### [Work to be completed]
Skip all pictures, then copy the lines from the start of the data through the line with "av. Time: 0.0", keeping both ends.

|---|

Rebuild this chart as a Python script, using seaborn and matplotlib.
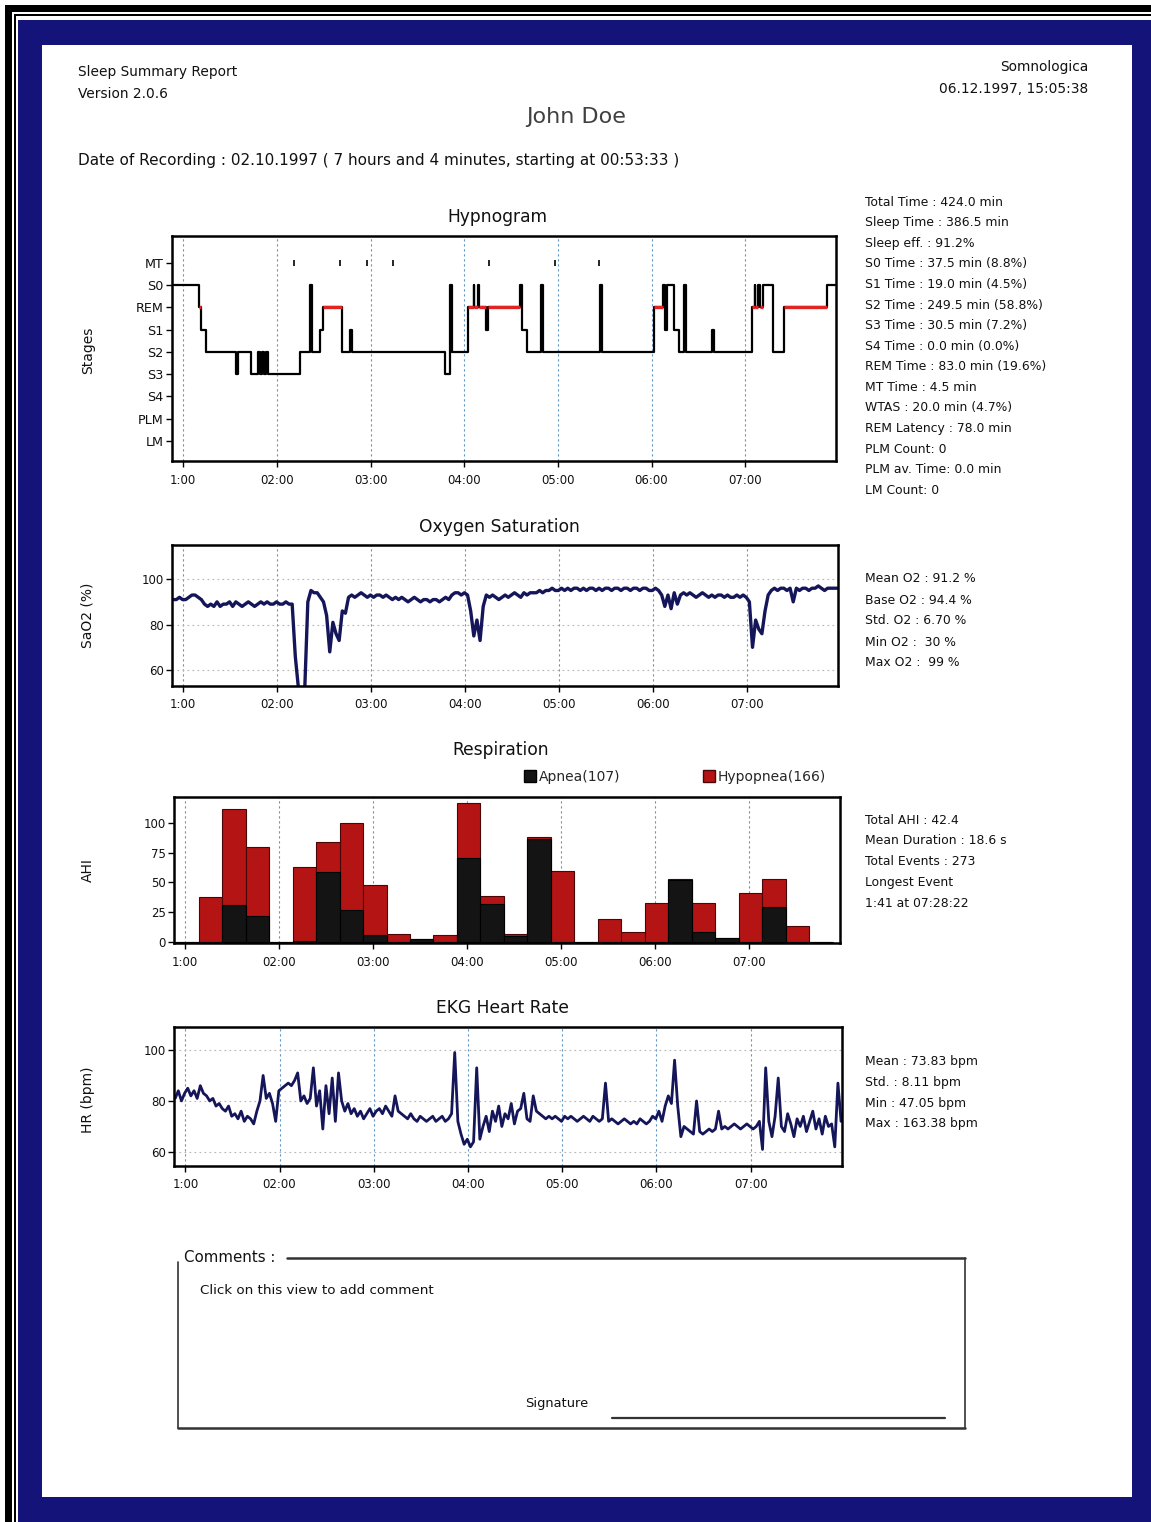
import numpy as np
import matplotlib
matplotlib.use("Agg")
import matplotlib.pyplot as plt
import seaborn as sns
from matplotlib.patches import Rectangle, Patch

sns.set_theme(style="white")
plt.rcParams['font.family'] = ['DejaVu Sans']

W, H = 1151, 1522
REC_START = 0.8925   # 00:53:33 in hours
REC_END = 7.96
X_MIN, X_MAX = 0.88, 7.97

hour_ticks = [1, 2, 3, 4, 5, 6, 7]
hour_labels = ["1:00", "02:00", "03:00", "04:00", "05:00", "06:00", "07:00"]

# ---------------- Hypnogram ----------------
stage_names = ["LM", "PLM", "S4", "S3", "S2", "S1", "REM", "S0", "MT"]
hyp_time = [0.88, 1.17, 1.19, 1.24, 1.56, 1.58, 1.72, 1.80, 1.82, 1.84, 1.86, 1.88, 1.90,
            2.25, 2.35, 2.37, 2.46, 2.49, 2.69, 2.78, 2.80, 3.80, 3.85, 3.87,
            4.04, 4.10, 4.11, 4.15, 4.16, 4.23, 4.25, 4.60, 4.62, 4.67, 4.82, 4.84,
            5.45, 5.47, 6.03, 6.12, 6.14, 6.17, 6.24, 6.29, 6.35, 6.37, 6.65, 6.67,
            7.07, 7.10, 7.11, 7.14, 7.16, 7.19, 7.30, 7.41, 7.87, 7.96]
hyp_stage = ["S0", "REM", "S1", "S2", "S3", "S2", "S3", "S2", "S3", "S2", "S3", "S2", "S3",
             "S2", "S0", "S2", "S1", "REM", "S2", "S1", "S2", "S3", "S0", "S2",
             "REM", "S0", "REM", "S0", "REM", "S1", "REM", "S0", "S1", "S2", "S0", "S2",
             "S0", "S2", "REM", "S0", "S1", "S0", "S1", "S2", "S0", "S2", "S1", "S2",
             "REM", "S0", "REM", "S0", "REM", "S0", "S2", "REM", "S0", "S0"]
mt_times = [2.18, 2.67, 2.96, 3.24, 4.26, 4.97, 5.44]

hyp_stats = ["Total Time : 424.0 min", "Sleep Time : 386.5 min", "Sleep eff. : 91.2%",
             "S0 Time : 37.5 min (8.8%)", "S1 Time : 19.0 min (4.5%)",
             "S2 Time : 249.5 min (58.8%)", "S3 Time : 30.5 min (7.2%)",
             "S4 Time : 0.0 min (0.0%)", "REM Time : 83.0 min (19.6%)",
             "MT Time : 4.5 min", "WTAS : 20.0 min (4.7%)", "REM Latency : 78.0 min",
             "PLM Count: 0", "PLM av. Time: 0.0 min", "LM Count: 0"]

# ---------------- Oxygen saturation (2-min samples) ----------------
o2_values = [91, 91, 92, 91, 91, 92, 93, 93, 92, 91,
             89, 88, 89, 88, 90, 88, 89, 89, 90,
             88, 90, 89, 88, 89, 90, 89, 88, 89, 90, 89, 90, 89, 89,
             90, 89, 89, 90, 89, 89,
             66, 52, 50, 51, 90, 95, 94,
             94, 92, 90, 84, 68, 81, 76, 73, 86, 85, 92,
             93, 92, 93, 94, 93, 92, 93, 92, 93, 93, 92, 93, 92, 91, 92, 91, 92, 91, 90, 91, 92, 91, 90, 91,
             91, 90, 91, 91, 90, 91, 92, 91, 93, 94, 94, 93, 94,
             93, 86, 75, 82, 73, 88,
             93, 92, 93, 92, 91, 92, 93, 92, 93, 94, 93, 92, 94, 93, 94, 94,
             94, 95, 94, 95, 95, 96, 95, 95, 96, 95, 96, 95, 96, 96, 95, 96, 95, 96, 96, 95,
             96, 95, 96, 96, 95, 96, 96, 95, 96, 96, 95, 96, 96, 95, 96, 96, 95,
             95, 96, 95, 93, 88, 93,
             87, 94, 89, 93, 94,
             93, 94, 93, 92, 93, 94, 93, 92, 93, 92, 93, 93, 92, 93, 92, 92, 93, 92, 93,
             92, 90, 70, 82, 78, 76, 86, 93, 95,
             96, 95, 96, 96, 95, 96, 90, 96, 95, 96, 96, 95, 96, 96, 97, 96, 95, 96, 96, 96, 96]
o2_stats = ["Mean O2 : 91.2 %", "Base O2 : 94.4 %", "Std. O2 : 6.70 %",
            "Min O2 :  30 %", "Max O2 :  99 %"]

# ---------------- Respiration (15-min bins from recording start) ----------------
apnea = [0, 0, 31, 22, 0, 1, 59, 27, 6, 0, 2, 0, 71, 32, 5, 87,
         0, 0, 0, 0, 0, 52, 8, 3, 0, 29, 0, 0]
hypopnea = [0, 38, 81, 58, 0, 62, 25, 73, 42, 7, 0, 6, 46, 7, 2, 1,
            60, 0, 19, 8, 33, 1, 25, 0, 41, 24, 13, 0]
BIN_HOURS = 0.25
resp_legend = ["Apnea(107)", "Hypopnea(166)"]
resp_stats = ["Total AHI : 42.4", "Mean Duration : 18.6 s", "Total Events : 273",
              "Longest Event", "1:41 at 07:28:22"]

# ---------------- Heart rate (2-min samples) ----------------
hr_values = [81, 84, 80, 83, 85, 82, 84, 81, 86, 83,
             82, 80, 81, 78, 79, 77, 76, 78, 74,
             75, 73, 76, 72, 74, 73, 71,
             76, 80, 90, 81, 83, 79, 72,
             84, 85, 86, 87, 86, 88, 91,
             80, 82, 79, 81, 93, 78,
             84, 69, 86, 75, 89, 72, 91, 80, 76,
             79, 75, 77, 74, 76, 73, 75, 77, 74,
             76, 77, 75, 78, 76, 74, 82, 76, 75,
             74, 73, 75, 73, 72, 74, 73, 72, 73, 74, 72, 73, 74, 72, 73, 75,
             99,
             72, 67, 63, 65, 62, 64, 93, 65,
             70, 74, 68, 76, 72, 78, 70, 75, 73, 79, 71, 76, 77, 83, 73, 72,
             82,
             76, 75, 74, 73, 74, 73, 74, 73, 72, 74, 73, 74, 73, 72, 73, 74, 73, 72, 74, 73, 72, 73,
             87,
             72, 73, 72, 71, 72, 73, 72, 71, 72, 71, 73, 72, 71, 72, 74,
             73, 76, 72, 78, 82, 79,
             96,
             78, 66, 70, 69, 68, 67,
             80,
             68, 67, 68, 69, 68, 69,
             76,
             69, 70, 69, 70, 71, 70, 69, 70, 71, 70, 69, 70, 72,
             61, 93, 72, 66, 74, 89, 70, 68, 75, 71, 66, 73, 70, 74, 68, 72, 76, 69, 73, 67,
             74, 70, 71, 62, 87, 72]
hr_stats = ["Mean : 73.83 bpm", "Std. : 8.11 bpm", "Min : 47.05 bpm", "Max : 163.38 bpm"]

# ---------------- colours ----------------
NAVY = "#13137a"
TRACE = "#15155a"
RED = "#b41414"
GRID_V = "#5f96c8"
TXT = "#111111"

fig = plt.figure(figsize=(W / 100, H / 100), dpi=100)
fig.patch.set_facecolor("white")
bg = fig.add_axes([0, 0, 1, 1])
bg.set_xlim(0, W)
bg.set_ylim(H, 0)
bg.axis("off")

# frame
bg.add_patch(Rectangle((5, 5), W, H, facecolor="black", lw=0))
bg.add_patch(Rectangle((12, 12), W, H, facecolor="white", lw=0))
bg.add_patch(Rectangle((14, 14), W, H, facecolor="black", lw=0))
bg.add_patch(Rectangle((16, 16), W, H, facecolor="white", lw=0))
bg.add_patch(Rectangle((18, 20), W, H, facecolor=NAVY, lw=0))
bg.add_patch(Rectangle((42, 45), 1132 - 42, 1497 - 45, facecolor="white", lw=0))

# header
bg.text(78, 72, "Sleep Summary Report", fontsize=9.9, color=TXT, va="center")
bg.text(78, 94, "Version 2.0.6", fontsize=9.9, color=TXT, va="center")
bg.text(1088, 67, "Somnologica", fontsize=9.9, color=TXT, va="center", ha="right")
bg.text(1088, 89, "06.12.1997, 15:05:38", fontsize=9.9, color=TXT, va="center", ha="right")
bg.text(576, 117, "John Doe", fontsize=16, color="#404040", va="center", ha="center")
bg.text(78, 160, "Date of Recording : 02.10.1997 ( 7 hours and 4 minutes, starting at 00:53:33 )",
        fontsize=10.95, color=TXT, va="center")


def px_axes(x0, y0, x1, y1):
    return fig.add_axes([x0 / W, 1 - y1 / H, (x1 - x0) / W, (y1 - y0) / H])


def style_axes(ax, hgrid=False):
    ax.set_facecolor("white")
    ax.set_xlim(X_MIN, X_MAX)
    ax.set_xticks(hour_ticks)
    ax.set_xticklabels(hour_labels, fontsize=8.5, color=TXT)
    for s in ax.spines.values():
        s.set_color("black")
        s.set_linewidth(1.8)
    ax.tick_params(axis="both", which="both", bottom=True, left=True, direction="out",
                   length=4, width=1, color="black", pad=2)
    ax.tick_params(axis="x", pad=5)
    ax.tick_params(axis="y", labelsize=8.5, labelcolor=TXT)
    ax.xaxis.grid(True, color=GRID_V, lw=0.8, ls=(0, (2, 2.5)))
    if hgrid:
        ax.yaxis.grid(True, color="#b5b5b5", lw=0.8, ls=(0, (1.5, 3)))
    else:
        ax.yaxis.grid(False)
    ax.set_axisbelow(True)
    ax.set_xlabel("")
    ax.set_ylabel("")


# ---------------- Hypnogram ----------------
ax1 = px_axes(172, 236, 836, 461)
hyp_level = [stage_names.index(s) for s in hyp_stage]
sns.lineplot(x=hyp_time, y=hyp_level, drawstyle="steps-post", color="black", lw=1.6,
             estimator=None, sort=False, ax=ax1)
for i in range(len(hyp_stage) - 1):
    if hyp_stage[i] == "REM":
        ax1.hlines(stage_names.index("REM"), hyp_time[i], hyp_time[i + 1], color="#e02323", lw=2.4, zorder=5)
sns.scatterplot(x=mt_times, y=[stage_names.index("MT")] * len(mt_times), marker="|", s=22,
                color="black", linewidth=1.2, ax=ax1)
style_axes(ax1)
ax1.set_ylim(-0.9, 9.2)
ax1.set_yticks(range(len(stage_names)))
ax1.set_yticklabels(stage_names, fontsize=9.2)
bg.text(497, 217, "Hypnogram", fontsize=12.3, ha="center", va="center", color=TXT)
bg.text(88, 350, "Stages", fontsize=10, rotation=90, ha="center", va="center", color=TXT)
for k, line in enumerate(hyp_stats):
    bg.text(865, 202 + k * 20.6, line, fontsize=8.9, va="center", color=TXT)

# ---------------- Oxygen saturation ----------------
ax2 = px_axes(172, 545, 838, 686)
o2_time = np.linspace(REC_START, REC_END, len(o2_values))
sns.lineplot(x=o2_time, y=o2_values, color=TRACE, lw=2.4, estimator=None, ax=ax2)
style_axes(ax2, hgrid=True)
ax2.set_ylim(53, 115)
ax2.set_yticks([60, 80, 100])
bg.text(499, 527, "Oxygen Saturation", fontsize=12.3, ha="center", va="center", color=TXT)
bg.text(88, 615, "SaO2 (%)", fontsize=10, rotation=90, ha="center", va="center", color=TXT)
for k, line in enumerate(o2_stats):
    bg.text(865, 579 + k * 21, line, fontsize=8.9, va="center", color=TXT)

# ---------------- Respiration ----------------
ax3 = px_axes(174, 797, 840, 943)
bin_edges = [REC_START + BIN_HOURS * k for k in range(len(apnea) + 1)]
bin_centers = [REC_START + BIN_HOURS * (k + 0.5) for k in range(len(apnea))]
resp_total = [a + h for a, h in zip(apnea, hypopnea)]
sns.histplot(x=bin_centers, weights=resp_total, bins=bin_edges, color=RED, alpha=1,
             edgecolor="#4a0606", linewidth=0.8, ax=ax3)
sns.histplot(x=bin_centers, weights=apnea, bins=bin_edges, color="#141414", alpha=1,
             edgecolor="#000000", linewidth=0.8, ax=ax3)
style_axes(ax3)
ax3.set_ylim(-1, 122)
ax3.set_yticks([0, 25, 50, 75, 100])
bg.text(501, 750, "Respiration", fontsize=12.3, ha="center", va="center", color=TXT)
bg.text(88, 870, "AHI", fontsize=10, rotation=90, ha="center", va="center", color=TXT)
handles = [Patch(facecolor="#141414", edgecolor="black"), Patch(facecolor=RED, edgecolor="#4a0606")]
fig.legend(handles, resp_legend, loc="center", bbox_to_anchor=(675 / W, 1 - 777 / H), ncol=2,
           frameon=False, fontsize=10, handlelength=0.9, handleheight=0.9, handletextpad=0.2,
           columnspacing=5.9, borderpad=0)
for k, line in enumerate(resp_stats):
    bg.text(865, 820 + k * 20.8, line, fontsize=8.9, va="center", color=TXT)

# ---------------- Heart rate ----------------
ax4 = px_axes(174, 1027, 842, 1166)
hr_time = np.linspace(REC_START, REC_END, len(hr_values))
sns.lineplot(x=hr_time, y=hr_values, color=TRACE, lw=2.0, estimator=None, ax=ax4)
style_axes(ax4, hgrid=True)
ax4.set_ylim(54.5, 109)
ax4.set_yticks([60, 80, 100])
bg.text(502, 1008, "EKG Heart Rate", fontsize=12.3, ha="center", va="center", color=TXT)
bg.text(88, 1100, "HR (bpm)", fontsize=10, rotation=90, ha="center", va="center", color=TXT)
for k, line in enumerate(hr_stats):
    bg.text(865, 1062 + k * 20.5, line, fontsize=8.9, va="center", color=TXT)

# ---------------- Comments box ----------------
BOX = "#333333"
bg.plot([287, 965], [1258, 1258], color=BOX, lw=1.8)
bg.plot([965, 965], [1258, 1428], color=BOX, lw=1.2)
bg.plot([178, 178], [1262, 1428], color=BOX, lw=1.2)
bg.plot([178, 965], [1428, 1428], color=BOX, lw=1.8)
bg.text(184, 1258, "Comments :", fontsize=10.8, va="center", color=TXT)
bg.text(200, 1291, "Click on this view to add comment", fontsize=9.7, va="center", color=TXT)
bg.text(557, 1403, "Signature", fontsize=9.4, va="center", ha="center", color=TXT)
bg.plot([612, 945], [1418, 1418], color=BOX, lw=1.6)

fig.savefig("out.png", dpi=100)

|---|

### [Solution for this exercise]
Rebuild this chart as a Python script, using seaborn and matplotlib.
import numpy as np
import matplotlib
matplotlib.use("Agg")
import matplotlib.pyplot as plt
import seaborn as sns
from matplotlib.patches import Rectangle, Patch

sns.set_theme(style="white")
plt.rcParams['font.family'] = ['DejaVu Sans']

W, H = 1151, 1522
REC_START = 0.8925   # 00:53:33 in hours
REC_END = 7.96
X_MIN, X_MAX = 0.88, 7.97

hour_ticks = [1, 2, 3, 4, 5, 6, 7]
hour_labels = ["1:00", "02:00", "03:00", "04:00", "05:00", "06:00", "07:00"]

# ---------------- Hypnogram ----------------
stage_names = ["LM", "PLM", "S4", "S3", "S2", "S1", "REM", "S0", "MT"]
hyp_time = [0.88, 1.17, 1.19, 1.24, 1.56, 1.58, 1.72, 1.80, 1.82, 1.84, 1.86, 1.88, 1.90,
            2.25, 2.35, 2.37, 2.46, 2.49, 2.69, 2.78, 2.80, 3.80, 3.85, 3.87,
            4.04, 4.10, 4.11, 4.15, 4.16, 4.23, 4.25, 4.60, 4.62, 4.67, 4.82, 4.84,
            5.45, 5.47, 6.03, 6.12, 6.14, 6.17, 6.24, 6.29, 6.35, 6.37, 6.65, 6.67,
            7.07, 7.10, 7.11, 7.14, 7.16, 7.19, 7.30, 7.41, 7.87, 7.96]
hyp_stage = ["S0", "REM", "S1", "S2", "S3", "S2", "S3", "S2", "S3", "S2", "S3", "S2", "S3",
             "S2", "S0", "S2", "S1", "REM", "S2", "S1", "S2", "S3", "S0", "S2",
             "REM", "S0", "REM", "S0", "REM", "S1", "REM", "S0", "S1", "S2", "S0", "S2",
             "S0", "S2", "REM", "S0", "S1", "S0", "S1", "S2", "S0", "S2", "S1", "S2",
             "REM", "S0", "REM", "S0", "REM", "S0", "S2", "REM", "S0", "S0"]
mt_times = [2.18, 2.67, 2.96, 3.24, 4.26, 4.97, 5.44]

hyp_stats = ["Total Time : 424.0 min", "Sleep Time : 386.5 min", "Sleep eff. : 91.2%",
             "S0 Time : 37.5 min (8.8%)", "S1 Time : 19.0 min (4.5%)",
             "S2 Time : 249.5 min (58.8%)", "S3 Time : 30.5 min (7.2%)",
             "S4 Time : 0.0 min (0.0%)", "REM Time : 83.0 min (19.6%)",
             "MT Time : 4.5 min", "WTAS : 20.0 min (4.7%)", "REM Latency : 78.0 min",
             "PLM Count: 0", "PLM av. Time: 0.0 min", "LM Count: 0"]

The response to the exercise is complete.